Published April 12, 2022

Snow is Coming, City is Ready

Written by
The Dakotan
| The Dakotan
[Photo: City of Minot]
[Photo: City of Minot]

MINOT — It’s spring, but City of Minot Street Superintendent Kevin Braaten’s mind has been on snow for the past few days.

“Like everyone else, we’ve been aware of this storm coming since last week, so we’ve been preparing since then,” Braaten said. “We’ve reached out to other city departments, so we’ll be able to utilize some of their employees if necessary.”

Forecasts have varied over the past few days, but most information has the snow storm starting Tuesday morning and lasting through most of Thursday. Snow totals range from 8 inches to more than 20 inches, with winds up to 50 miles per hour in some locations.

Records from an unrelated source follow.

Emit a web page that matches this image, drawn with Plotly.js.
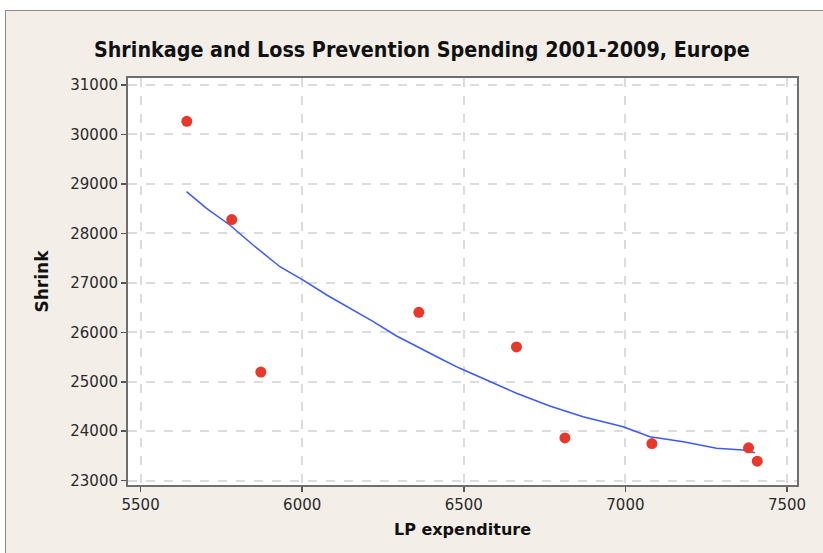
<!DOCTYPE html>
<html>
<head>
<meta charset="utf-8">
<script src="https://cdn.plot.ly/plotly-3.0.1.min.js"></script>
<style>
html,body{margin:0;padding:0;background:#ffffff;}
#wrap{position:absolute;left:5px;top:10px;width:817px;height:542px;border-top:1px solid #8a8a8a;border-left:1px solid #8a8a8a;background:#f3efe8;}
#chart{width:817px;height:542px;}
</style>
</head>
<body>
<div id="wrap"><div id="chart"></div></div>
<script>
// Observed data
const lpExpenditure = [5643, 5782, 5872, 6361, 6663, 6813, 7082, 7381, 7408];
const shrink = [30265, 28280, 25195, 26405, 25705, 23865, 23750, 23665, 23395];

// Smoothed (lowess) fit
const fitX = [5642, 5704, 5776, 5848, 5931, 6003, 6076, 6148, 6158, 6220, 6292, 6364, 6436, 6488, 6560, 6663, 6766, 6869, 6993, 7076, 7179, 7282, 7364, 7401];
const fitY = [28843, 28507, 28169, 27765, 27326, 27057, 26754, 26485, 26451, 26214, 25925, 25676, 25440, 25272, 25070, 24767, 24510, 24294, 24091, 23889, 23788, 23655, 23620, 23566];

const xTicks = [5500, 6000, 6500, 7000, 7500];
const yTicks = [23000, 24000, 25000, 26000, 27000, 28000, 29000, 30000, 31000];

const traces = [
  {
    x: fitX, y: fitY, type: 'scatter', mode: 'lines',
    line: {color: '#3b5bf2', width: 1.5},
    hoverinfo: 'skip', showlegend: false
  },
  {
    x: lpExpenditure, y: shrink, type: 'scatter', mode: 'markers',
    marker: {color: '#e8382b', size: 11},
    showlegend: false
  }
];

const axisCommon = {
  showgrid: true, gridcolor: '#dcdcdc', gridwidth: 2, griddash: 'dash',
  showline: true, linecolor: '#6e6e6e', linewidth: 2, mirror: true,
  ticks: 'outside', ticklen: 5, tickwidth: 1.5, tickcolor: '#555',
  zeroline: false,
  tickfont: {family: 'DejaVu Sans, Verdana, sans-serif', size: 15, color: '#2a2a2a'}
};

const layout = {
  width: 817, height: 542,
  paper_bgcolor: '#f3efe8', plot_bgcolor: '#ffffff',
  margin: {l: 122, r: 26, t: 67, b: 68},
  title: {
    text: '<b>Shrinkage and Loss Prevention Spending 2001-2009, Europe</b>',
    font: {family: 'DejaVu Sans Condensed, DejaVu Sans, sans-serif', size: 21.3, color: '#111'},
    x: 0.509, xanchor: 'center', y: 0.928, yanchor: 'middle'
  },
  xaxis: Object.assign({}, axisCommon, {
    range: [5461, 7531], tickvals: xTicks, ticktext: xTicks.map(String),
    title: {text: '<b>LP expenditure</b>', standoff: 11,
      font: {family: 'DejaVu Sans, Verdana, sans-serif', size: 16, color: '#111'}}
  }),
  yaxis: Object.assign({}, axisCommon, {
    range: [22913, 31141], tickvals: yTicks, ticktext: yTicks.map(String),
    title: {text: '<b>Shrink</b>', standoff: 17,
      font: {family: 'DejaVu Sans, Verdana, sans-serif', size: 17, color: '#111'}}
  })
};

Plotly.newPlot('chart', traces, layout, {displayModeBar: false, staticPlot: true});
</script>
</body>
</html>
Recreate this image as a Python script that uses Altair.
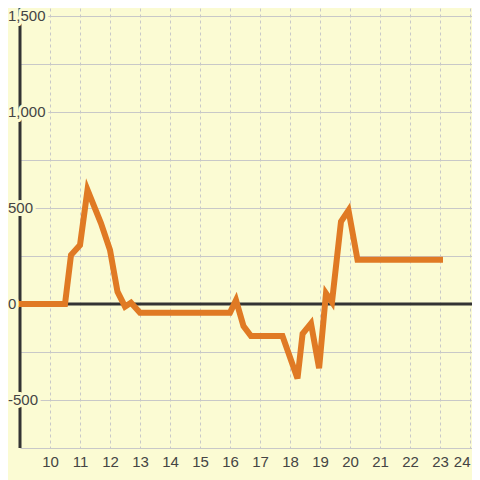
import altair as alt
import pandas as pd

# ---- data ----
hours = [9.0, 10.5, 10.7, 11.0, 11.25, 11.7, 12.0, 12.25, 12.5, 12.7, 13.0,
         16.0, 16.2, 16.45, 16.7, 17.75, 18.25, 18.42, 18.7, 18.97, 19.2,
         19.4, 19.7, 19.95, 20.25, 23.0]
values = [0, 0, 255, 307, 594, 420, 281, 64, -14, 7, -45,
          -45, 20, -115, -167, -167, -388, -155, -101, -335, 56,
          10, 429, 488, 230, 230]

x_ticks = list(range(10, 25))
y_grid = [-750, -500, -250, 0, 250, 500, 750, 1000, 1250, 1500]
y_labels = [-500, 0, 500, 1000, 1500]

BG = "#FBFBD3"
ORANGE = "#E07A24"
DARK = "#333333"
GRID = "#C8C8C8"
FONT = "Liberation Sans"
FS = 15

df = pd.DataFrame({"t": hours, "v": values})
lab_df = pd.DataFrame({"v": y_labels, "label": [f"{v:,}" for v in y_labels]})

xscale = alt.Scale(domain=[9, 24.0667], nice=False, zero=False)
yscale = alt.Scale(domain=[-750, 1541.67], nice=False, zero=False)

x_axis = alt.Axis(
    values=x_ticks, grid=True, gridDash=[3, 3], gridColor=GRID, gridWidth=1,
    ticks=False, domain=False, labelFontSize=FS, labelColor="#444444",
    labelFont=FONT, labelPadding=6, labelOverlap=False, labelFlush=8,
    labelBound=False, title=None, format="d")
y_axis = alt.Axis(
    values=y_grid, grid=True, gridColor=GRID, gridWidth=1,
    labels=False, ticks=False, domain=False, title=None)

line = alt.Chart(df).mark_line(
    color=ORANGE, strokeWidth=6, strokeCap="square", strokeJoin="miter", clip=False
).encode(
    x=alt.X("t:Q", scale=xscale, axis=x_axis),
    y=alt.Y("v:Q", scale=yscale, axis=y_axis),
)

zero_rule = alt.Chart(pd.DataFrame({"v": [0]})).mark_rule(
    color=DARK, strokeWidth=3).encode(y=alt.Y("v:Q", scale=yscale, axis=y_axis))

axis_rule = alt.Chart(pd.DataFrame({"t": [9]})).mark_rule(
    color=DARK, strokeWidth=3).encode(x=alt.X("t:Q", scale=xscale, axis=x_axis))

halo = alt.Chart(lab_df).mark_text(
    align="left", baseline="middle", font=FONT, fontSize=FS,
    color=BG, stroke=BG, strokeWidth=6, strokeJoin="round"
).encode(x=alt.value(-12), y=alt.Y("v:Q", scale=yscale, axis=y_axis), text="label:N")

labels = alt.Chart(lab_df).mark_text(
    align="left", baseline="middle", font=FONT, fontSize=FS, color="#444444"
).encode(x=alt.value(-12), y=alt.Y("v:Q", scale=yscale, axis=y_axis), text="label:N")

chart = alt.layer(zero_rule, axis_rule, line, halo, labels).properties(
    width=452, height=440,
    autosize=alt.AutoSizeParams(type="none"),
    padding={"left": 12, "top": 0, "right": 0, "bottom": 32},
    background=BG,
).configure_view(stroke=None).configure_axisX(labelOverlap=False)

chart.save("out.html", embed_options={"renderer": "svg", "actions": False})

That means city crews have been prepping for the storm.

“We’ve double-checked all our blades, we’re making sure all our equipment is ready, and we’re fueled up and ready to go when the snow comes,” Braaten said. “We’ll have people here around the clock for as long as it’s necessary.”

Crews won’t be applying brine to streets ahead of the storm, Braaten said, because the latest forecasts call for rain before the snow begins, which would wash away the brine.

Braaten said crews will use the snow gates on plows as much as possible, but heavy, wet snow that typically comes with spring storms is difficult to move.

“Pushing aside heavy, wet snow is difficult. We’ll try to use the gates, but I just want to prepare residents that they’re not always effective with this type of snow,” he said.

The usual snow plan remains in effect, with snow routes being first on the priority list, followed by hills and school zones, resident and downtown, and sidewalks. With high winds in the forecast, Braaten has already made plans to deal with problem areas, like 16th Street Northwest west of Ramstad Middle School, where wind routinely fills the street with snow as soon as crews remove it.

“We know we’ll have to keep equipment up there and other places to keep the roads open as best we can,” he said. “But if the visibility is horrible, please don’t drive there. It makes our job more difficult when vehicles get stuck.”

Braaten’s advice is simple, and will help his crews do their job as effectively as possible.

“Please, only travel on the streets if you absolutely have to be somewhere,” he said.

Residents are also asked not to park vehicles on streets during and after the storm whenever possible, especially on snow routes. If snow amounts reach the predicted levels, a snow emergency could be declared in the city, which would trigger no parking on all snow emergency routes.